Just enough to be dangerous

Vibe coding is the ability to create software programs without knowing how to code.

Using natural language alone, we can use a variety of tools to prompt our way to a working piece of software.

Just last week, I created 5 small applets to automate mundane tasks.

Four out of five worked surprisingly well. The fifth? A total nightmare.

My background programming calculators in assembly language in middle school helps me get out of some technical jams that might stop others, but I wouldn’t call myself a full-stack engineer.

At the moment, vibe coding allows us to do just enough to be truly dangerous. To fool ourselves momentarily into thinking that we could prompt our way to the next Spotify or Netflix.

But the minute things get complex (and they always get complex), we’re standing alone in rural China without a translator.

It’s tantalizing, maddening, exciting, and terrifying. And we’ll need skilled engineers for the foreseeable future.

Still… Getting closer.

No one needs fog lights

Alt title: Why would you pay $1,000 for something you'll never use?

Imagine the scenario…

You’re driving your family of four down the road, when suddenly, a thick, inescapable fog rolls in.

You can no longer see 10 feet in front of you, but you gather that all the other cars on the road are starting to panic. You hear faint screams from behind car glass, screeching tires, and you sense that the situation is spinning out of control.

In a moment of brilliance, you remember that you purchased the car package with fog lights. You switch them on, and suddenly instead of seeing 10 feet in front of you, you see 15 feet. Just enough to spare your family’s lives. “Well worth the extra $1,000 I paid,” you say, forever thankful that you made the sensible choice.

I can only imagine some variation of this mental scenario is why anyone agrees to the up-charge of the fog-light package when purchasing a new car. But does it ever happen? Do you ever even switch these lights on once after leaving the lot?

Compared to $40k for a new car, only $1k extra for the fog light package seems like no big deal! But compared to zero, $1,000 is a tremendous waste of money.

Car manufacturers know and exploit this human weakness. As a consumer, be aware of add-ons. As a seller? Understand the enormous power of hypothetical situations that will never materialize.

Impossibly productive

Proof that the singularity has passed will start becoming more evident.

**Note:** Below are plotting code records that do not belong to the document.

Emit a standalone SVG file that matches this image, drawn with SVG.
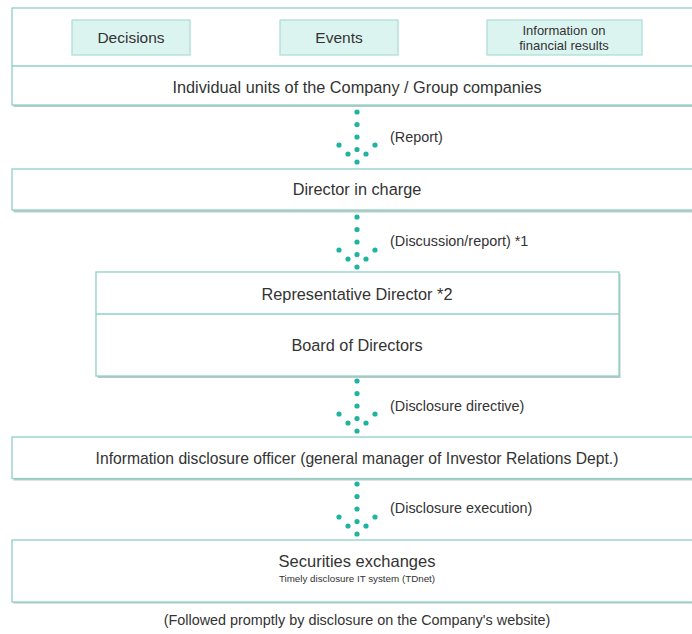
<svg xmlns="http://www.w3.org/2000/svg" width="692" height="634" viewBox="0 0 692 634">
<style>
.box{fill:#fff;stroke:#8fd0c7;stroke-width:1.3}
.sh{fill:#b9c9c6}
.sub{fill:#dcf4f0;stroke:#a9ddd5;stroke-width:1.2}
.div{stroke:#8fd0c7;stroke-width:1.3}
text{font-family:"Liberation Sans",Arial,sans-serif;fill:#333;text-anchor:middle}
.t{font-size:16.3px}
.s{font-size:13px}
.lab{font-size:14.4px;text-anchor:start}
.dot{fill:#1fb3a0}
</style>
<defs>
<g id="arrow">
<circle class="dot" cx="0" cy="0" r="2.6"/>
<circle class="dot" cx="0" cy="12.5" r="2.6"/>
<circle class="dot" cx="0" cy="25" r="2.6"/>
<circle class="dot" cx="0" cy="37.5" r="2.6"/>
<circle class="dot" cx="0" cy="50" r="2.6"/>
<circle class="dot" cx="-18" cy="33" r="2.6"/>
<circle class="dot" cx="-9" cy="42" r="2.6"/>
<circle class="dot" cx="9" cy="42" r="2.6"/>
<circle class="dot" cx="18" cy="33" r="2.6"/>
</g>
</defs>

<g id="units">
<rect class="sh" x="13.5" y="9.5" width="690" height="97.5"/>
<rect class="box" x="12" y="8" width="690" height="97"/>
<line class="div" x1="12" y1="66" x2="702" y2="66"/>
<text class="t" x="357" y="93">Individual units of the Company / Group companies</text>
</g>
<g id="decisions">
<rect class="sub" x="72" y="20" width="118" height="35"/>
<text x="131" y="43" style="font-size:15.5px">Decisions</text>
</g>
<g id="events">
<rect class="sub" x="280" y="20" width="118" height="35"/>
<text x="339" y="43" style="font-size:15.5px">Events</text>
</g>
<g id="financial">
<rect class="sub" x="487" y="20" width="155" height="35"/>
<text class="s" x="564" y="34.5">Information on</text>
<text class="s" x="564" y="49.5">financial results</text>
</g>

<g id="director">
<rect class="sh" x="13.5" y="170.5" width="690" height="42"/>
<rect class="box" x="12" y="169" width="690" height="41"/>
<text class="t" x="357" y="195">Director in charge</text>
</g>

<g id="board">
<rect class="sh" x="97.5" y="273.5" width="523" height="104.5"/>
<rect class="box" x="96" y="272" width="523" height="104"/>
<line class="div" x1="96" y1="314" x2="619" y2="314"/>
<text class="t" x="357" y="300">Representative Director *2</text>
<text class="t" x="357" y="351">Board of Directors</text>
</g>

<g id="officer">
<rect class="sh" x="13.5" y="438.5" width="690" height="42"/>
<rect class="box" x="12" y="437" width="690" height="41.5"/>
<text x="357" y="463.5" style="font-size:15.7px">Information disclosure officer (general manager of Investor Relations Dept.)</text>
</g>

<g id="exchanges">
<rect class="sh" x="13.5" y="541.5" width="690" height="62"/>
<rect class="box" x="12" y="540" width="690" height="62"/>
<text x="357" y="566.5" style="font-size:16.5px">Securities exchanges</text>
<text x="357" y="582" style="font-size:9.8px">Timely disclosure IT system (TDnet)</text>
</g>

<g id="connectors">
<use href="#arrow" x="357" y="112"/>
<text class="lab" x="390" y="142">(Report)</text>
<use href="#arrow" x="357" y="217"/>
<text class="lab" x="390" y="246">(Discussion/report) *1</text>
<use href="#arrow" x="357" y="381"/>
<text class="lab" x="390" y="411">(Disclosure directive)</text>
<use href="#arrow" x="357" y="484"/>
<text class="lab" x="390" y="513">(Disclosure execution)</text>
</g>

<text x="357" y="625" style="font-size:14.4px">(Followed promptly by disclosure on the Company's website)</text>
</svg>
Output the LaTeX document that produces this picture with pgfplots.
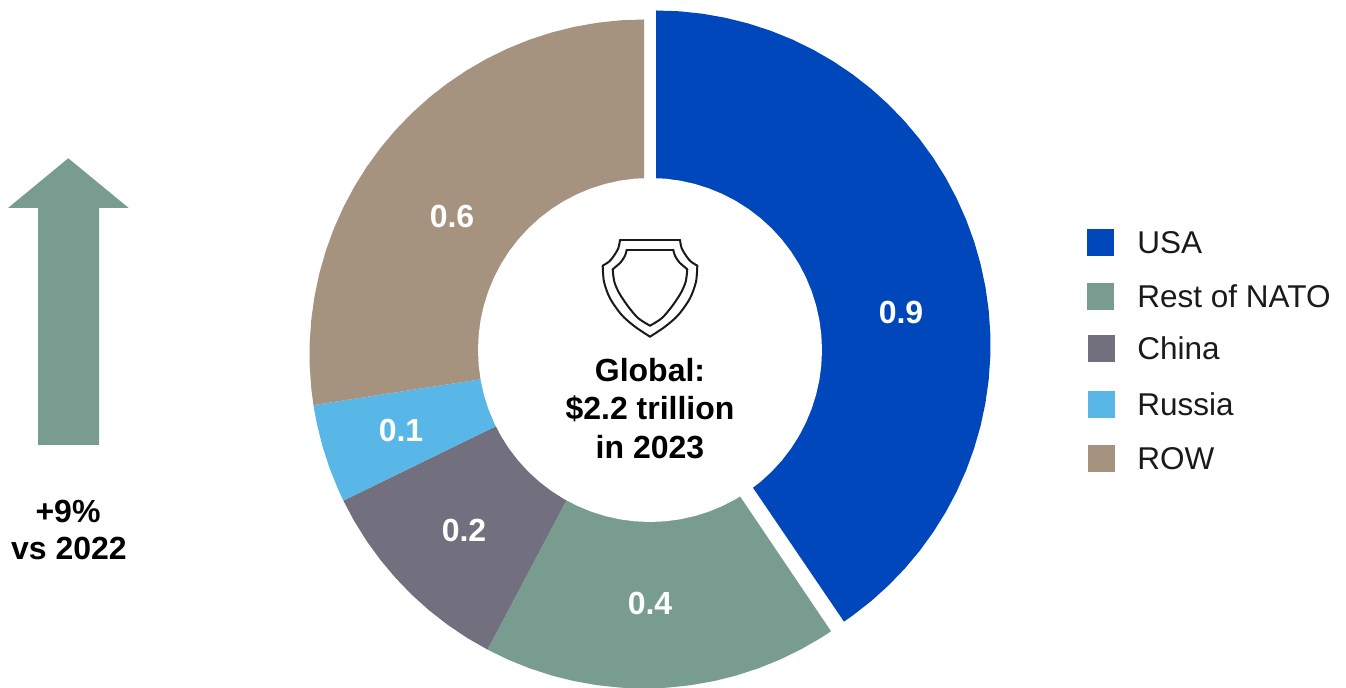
\documentclass[border=0pt]{standalone}
\usepackage{fontspec}
\setmainfont{Liberation Sans}
\usepackage{pgfplots}
\pgfplotsset{compat=1.18}
\definecolor{usa}{HTML}{0047BB}
\definecolor{nato}{HTML}{789D90}
\definecolor{china}{HTML}{72707F}
\definecolor{russia}{HTML}{59B7E8}
\definecolor{row}{HTML}{A59380}
\definecolor{ink}{HTML}{1A1A1A}
\tikzset{
  lab/.style={font=\fontsize{16}{16}\selectfont\bfseries, text=white, anchor=base, inner sep=0pt},
  blk/.style={font=\fontsize{16}{16}\selectfont\bfseries, text=black, anchor=base, inner sep=0pt},
  leg/.style={font=\fontsize{15.75}{15.75}\selectfont, text=ink, anchor=base west, inner sep=0pt},
}
\begin{document}
\begin{tikzpicture}
\path[use as bounding box] (0,0) rectangle (673pt,344pt);
% one axis unit is one pixel of the reference; origin at the centre of the ring
\begin{axis}[
    at={(0,0)}, anchor=south west,
    x=0.5pt, y=0.5pt,
    xmin=-644, xmax=702, ymin=-334, ymax=354,
    hide axis, clip=false,
    wedge/.style={draw=none, data cs=polar, forget plot},
    shield/.style={draw=ink, line width=1pt, no markers, line join=round, line cap=round, forget plot},
    swatch/.style={draw=none, fill=#1, forget plot},
]
% USA, pulled out from the ring
\addplot[wedge, fill=usa, xshift=6pt, yshift=4.5pt] coordinates {
  (0,0) (90,334.5) (86,334.5) (82,334.5) (78,334.5) (74,334.5) (70,334.5) (66,334.5) (62,334.5)
  (58,334.5) (54,334.5) (50,334.5) (46,334.5) (42,334.5) (38,334.5) (34,334.5) (30,334.5) (26,334.5)
  (22,334.5) (18,334.5) (14,334.5) (10,334.5) (6,334.5) (2,334.5) (-2,334.5) (-6,334.5) (-10,334.5)
  (-14,334.5) (-18,334.5) (-22,334.5) (-26,334.5) (-30,334.5) (-34,334.5) (-38,334.5) (-42,334.5)
  (-46,334.5) (-50,334.5) (-54,334.5) (-55.8,334.5)} -- cycle;
% Rest of NATO
\addplot[wedge, fill=nato] coordinates {
  (0,0) (242.1,334.5) (246,334.5) (250,334.5) (254,334.5) (258,334.5) (262,334.5) (266,334.5)
  (270,334.5) (274,334.5) (278,334.5) (282,334.5) (286,334.5) (290,334.5) (294,334.5) (298,334.5)
  (302,334.5) (304,334.5)} -- cycle;
% China
\addplot[wedge, fill=china] coordinates {
  (0,0) (206,334.5) (210,334.5) (214,334.5) (218,334.5) (222,334.5) (226,334.5) (230,334.5)
  (234,334.5) (238,334.5) (242.1,334.5)} -- cycle;
% Russia
\addplot[wedge, fill=russia] coordinates {
  (0,0) (188.8,334.5) (192,334.5) (196,334.5) (200,334.5) (204,334.5) (206,334.5)} -- cycle;
% ROW
\addplot[wedge, fill=row] coordinates {
  (0,0) (90,334.5) (94,334.5) (98,334.5) (102,334.5) (106,334.5) (110,334.5) (114,334.5) (118,334.5)
  (122,334.5) (126,334.5) (130,334.5) (134,334.5) (138,334.5) (142,334.5) (146,334.5) (150,334.5)
  (154,334.5) (158,334.5) (162,334.5) (166,334.5) (170,334.5) (174,334.5) (178,334.5) (182,334.5)
  (186,334.5) (188.8,334.5)} -- cycle;
% the hole
\addplot[wedge, fill=white, xshift=3pt, yshift=2pt] coordinates {
  (0,172) (5,172) (10,172) (15,172) (20,172) (25,172) (30,172) (35,172) (40,172) (45,172) (50,172)
  (55,172) (60,172) (65,172) (70,172) (75,172) (80,172) (85,172) (90,172) (95,172) (100,172)
  (105,172) (110,172) (115,172) (120,172) (125,172) (130,172) (135,172) (140,172) (145,172)
  (150,172) (155,172) (160,172) (165,172) (170,172) (175,172) (180,172) (185,172) (190,172)
  (195,172) (200,172) (205,172) (210,172) (215,172) (220,172) (225,172) (230,172) (235,172)
  (240,172) (245,172) (250,172) (255,172) (260,172) (265,172) (270,172) (275,172) (280,172)
  (285,172) (290,172) (295,172) (300,172) (305,172) (310,172) (315,172) (320,172) (325,172)
  (330,172) (335,172) (340,172) (345,172) (350,172) (355,172)} -- cycle;
% arrow
\addplot[draw=none, fill=nato, forget plot] coordinates {
  (-575.7,195.7) (-515.3,146) (-545,146) (-545,-91) (-606,-91) (-606,146) (-636,146)} -- cycle;
% shield, outer line
\addplot[shield] coordinates {(-24,114) (36,114)};
\addplot[shield, smooth] coordinates {(36,114) (37.7,105.7) (42.7,97.3) (47,92.3) (53.3,88.3)};
\addplot[shield, smooth] coordinates {(53.3,88.3) (52,72.3) (46,55.7) (34.3,39) (21,27.3) (6,17.3)};
\addplot[shield, smooth] coordinates {(6,17.3) (-9,27.3) (-22.3,39) (-34,55.7) (-40,72.3) (-41.3,88.3)};
\addplot[shield, smooth] coordinates {(-41.3,88.3) (-35,92.3) (-30.7,97.3) (-25.7,105.7) (-24,114)};
% shield, inner line
\addplot[shield] coordinates {(-17.3,104) (29.3,104)};
\addplot[shield, smooth] coordinates {(29.3,104) (31,98.3) (35.3,91.7) (43.3,84.7)};
\addplot[shield, smooth] coordinates {(43.3,84.7) (41.7,72.3) (36.7,60.7) (27.7,47.3) (17.7,35.7) (6,28.3)};
\addplot[shield, smooth] coordinates {(6,28.3) (-5.7,35.7) (-15.7,47.3) (-24.7,60.7) (-29.7,72.3) (-31.3,84.7)};
\addplot[shield, smooth] coordinates {(-31.3,84.7) (-23.3,91.7) (-19,98.3) (-17.3,104)};
% legend swatches
\addplot[swatch=usa] coordinates {(443,125) (470,125) (470,98) (443,98)} -- cycle;
\addplot[swatch=nato] coordinates {(443,71) (470,71) (470,44) (443,44)} -- cycle;
\addplot[swatch=china] coordinates {(444,19) (471,19) (471,-8) (444,-8)} -- cycle;
\addplot[swatch=russia] coordinates {(444,-37) (471,-37) (471,-64) (444,-64)} -- cycle;
\addplot[swatch=row] coordinates {(444,-91) (471,-91) (471,-118) (444,-118)} -- cycle;
% legend text
\node[leg] at (axis cs:493,100) {USA};
\node[leg] at (axis cs:493,46) {Rest of NATO};
\node[leg] at (axis cs:493,-6) {China};
\node[leg] at (axis cs:493,-62) {Russia};
\node[leg] at (axis cs:493,-116) {ROW};
% slice values
\node[lab] at (axis cs:257,30) {0.9};
\node[lab] at (axis cs:6,-261) {0.4};
\node[lab] at (axis cs:-180,-188) {0.2};
\node[lab] at (axis cs:-243,-88) {0.1};
\node[lab] at (axis cs:-192,126) {0.6};
% centre text
\node[blk] at (axis cs:6,-28) {Global:};
\node[blk] at (axis cs:6,-66) {\$2.2 trillion};
\node[blk] at (axis cs:6,-105) {in 2023};
% arrow text
\node[blk] at (axis cs:-576,-169) {+9\%};
\node[blk] at (axis cs:-575,-206) {vs 2022};
\end{axis}
\end{tikzpicture}
\end{document}
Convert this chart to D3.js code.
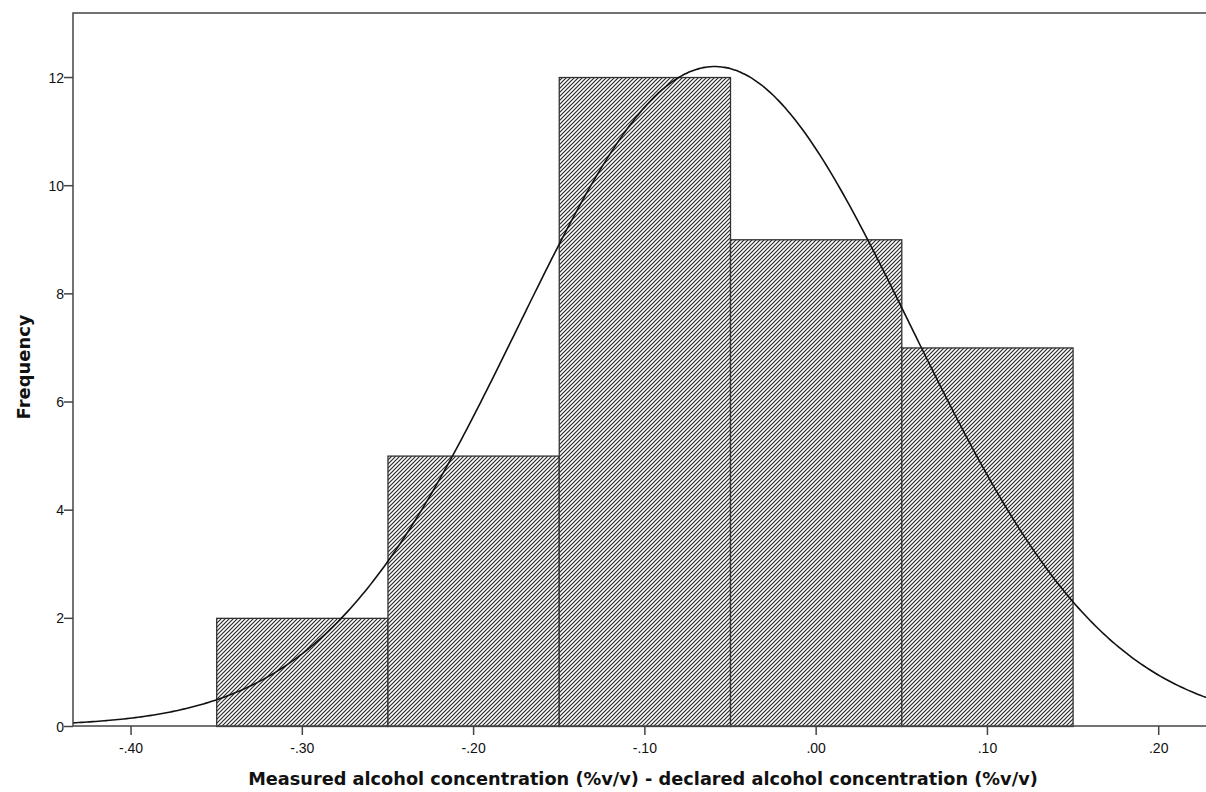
<!DOCTYPE html>
<html><head><meta charset="utf-8">
<script src="https://cdn.jsdelivr.net/npm/d3@7"></script>
<style>body{margin:0;background:#fff}svg{display:block}.tk text{font-family:'Liberation Sans',Arial,sans-serif;font-size:14px;fill:#111}</style>
</head><body>
<svg id="c" width="1206" height="792"></svg>
<script>
const binStarts = [-0.35, -0.25, -0.15, -0.05, 0.05];
const binEnds = [-0.25, -0.15, -0.05, 0.05, 0.15];
const frequencies = [2, 5, 12, 9, 7];
const xTicks = [-0.40, -0.30, -0.20, -0.10, 0.00, 0.10, 0.20];
const xTickLabels = ["-.40", "-.30", "-.20", "-.10", ".00", ".10", ".20"];
const yTicks = [0, 2, 4, 6, 8, 10, 12];
const normalMean = -0.059;
const normalSD = 0.1145;
const totalN = 35;
const binWidth = 0.1;

const svg = d3.select("#c");
const L = 73, R = 1206, T = 13, B = 726;
const x = d3.scaleLinear().domain([-0.4336, 0.2279]).range([L, R]);
const y = d3.scaleLinear().domain([0, 13.184]).range([B, T]);

const defs = svg.append("defs");
const pat = defs.append("pattern").attr("id", "hatch").attr("patternUnits", "userSpaceOnUse")
  .attr("width", 4).attr("height", 4);
pat.append("rect").attr("width", 4).attr("height", 4).attr("fill", "#fff");
pat.append("path").attr("d", "M-1,1 l2,-2 M0,4 l4,-4 M3,5 l2,-2").attr("stroke", "#2a2a2a").attr("stroke-width", 1.2);
defs.append("clipPath").attr("id", "clip").append("rect").attr("x", L).attr("y", T).attr("width", R - L).attr("height", B - T);

const bars = binStarts.map((s, i) => ({s, e: binEnds[i], f: frequencies[i]}));
svg.append("g").selectAll("rect").data(bars).join("rect")
  .attr("x", d => x(d.s) + 0.5).attr("y", d => y(d.f) + 0.5)
  .attr("width", d => x(d.e) - x(d.s)).attr("height", d => y(0) - y(d.f))
  .attr("fill", "url(#hatch)").attr("stroke", "#333").attr("stroke-width", 1.3);

// normal curve overlay
const pts = d3.range(0, 401).map(i => {
  const v = -0.4336 + i * (0.2279 + 0.4336) / 400;
  const z = (v - normalMean) / normalSD;
  return [v, totalN * binWidth / (normalSD * Math.sqrt(2 * Math.PI)) * Math.exp(-0.5 * z * z)];
});
svg.append("path").datum(pts).attr("clip-path", "url(#clip)")
  .attr("d", d3.line().x(d => x(d[0])).y(d => y(d[1])).curve(d3.curveBasis))
  .attr("fill", "none").attr("stroke", "#111").attr("stroke-width", 1.6);

// frame
svg.append("path").attr("d", `M${L},${B} V${T} H${R}`).attr("fill", "none").attr("stroke", "#444").attr("stroke-width", 1.5);
svg.append("line").attr("x1", L).attr("x2", R).attr("y1", B).attr("y2", B).attr("stroke", "#444").attr("stroke-width", 1.5);

const boldFont = "'DejaVu Sans', Verdana, sans-serif";
const xAxis = d3.axisBottom(x).tickValues(xTicks).tickFormat((d, i) => xTickLabels[i]).tickSize(9).tickSizeOuter(0);
const gx = svg.append("g").attr("class", "tk").attr("transform", `translate(0,${B})`).call(xAxis);
gx.select(".domain").remove();
gx.selectAll("line").attr("stroke", "#444").attr("stroke-width", 1.5);
gx.selectAll("text").attr("y", 27).attr("dy", 0);

const yAxis = d3.axisLeft(y).tickValues(yTicks).tickSize(9).tickSizeOuter(0);
const gy = svg.append("g").attr("class", "tk").attr("transform", `translate(${L},0)`).call(yAxis);
gy.select(".domain").remove();
gy.selectAll("line").attr("stroke", "#444").attr("stroke-width", 1.5);
gy.selectAll("text").attr("x", -9).attr("dy", "0.36em");

function fit(sel, target) {
  const len = sel.node().getComputedTextLength();
  const fs = +sel.attr("font-size");
  sel.attr("font-size", fs * target / len);
}
const xt = svg.append("text").attr("x", 643).attr("y", 785).attr("text-anchor", "middle")
  .attr("font-family", boldFont).attr("font-size", 16).attr("font-weight", "bold").attr("fill", "#111")
  .text("Measured alcohol concentration (%v/v) - declared alcohol concentration (%v/v)");
fit(xt, 790);
const yt = svg.append("text").attr("transform", "translate(30,367) rotate(-90)").attr("text-anchor", "middle")
  .attr("font-family", boldFont).attr("font-size", 16).attr("font-weight", "bold").attr("fill", "#111")
  .text("Frequency");
fit(yt, 105);
</script>
</body></html>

If you notice that some people seem to be getting more and more productive.

Posting more and more.

Showing up more and more...

And if you’re wondering "how does she do it!?" the answer is increasingly “AI”.

Two productivity classes will emerge, those on board, and those not. It’s not a judgment. It’s just what’s happening.

The trick for all of us is to know where to use AI, and where to be human.

(Hint: None of these posts are written with AI.)

Are you “generative”?

Today’s AI is generative. We know that. But like “agentic” or even “AI” itself, these words have already lost all meaning.

A couple years ago, "we marveled at our own magnificence as we gave birth to AI." (Yes, that was Morpheus).

Unlike the clunky chatbots of the AOL days, today’s models can easily pass the Turing Test.

And what makes them special is their ability to generate—to

synthesize.

But as we collectively ask ourselves what human value will soon be, after Sam Altman’s first million humanoid robots start building themselves, the easiest question to ask ourselves right now is: Am *I* generative?

Am I creating things that add value to the world? Or am I just observing it?

As every procrastinator knows well, there’s a huge gap between being able to generate, and generating.

Don’t let AI be the only generative one in the room.

What people get wrong about Darwin

Alt title: “Survival of the fittest” doesn’t mean what you think it does.

We see it all around us in spaces lovingly referred to as the Manosphere, that many continue to believe that sigma/alpha/beta males and females are a thing.

That victory goes to the strongest. The loudest. The angriest. The one with the fullest beard and most chiseled jawline. The one who downs 16 raw eggs for breakfast then runs up and down Philadelphia. Basically, Rocky meets Gaston from Beauty and the Beast.

But evolution does not necessarily reward such things. Plenty of loud, angry, and exceptionally strong beings are now extinct—beings much stronger and angrier and more aggressive than even our most dominant alpha-bro.

And yet the Grand Canyon remains. Forged by a river quietly doing its unassuming thing for ages.

Darwin saw that evolution didn’t necessarily favor the strongest, but the most adaptable.

We are living in a time of rapid evolution, perhaps the most rapid in the history of our species.

It’s the most adaptable among us that will survive and thrive.

And I know it’s not 1991 anymore, but spoiler alert: Gaston didn’t get the girl.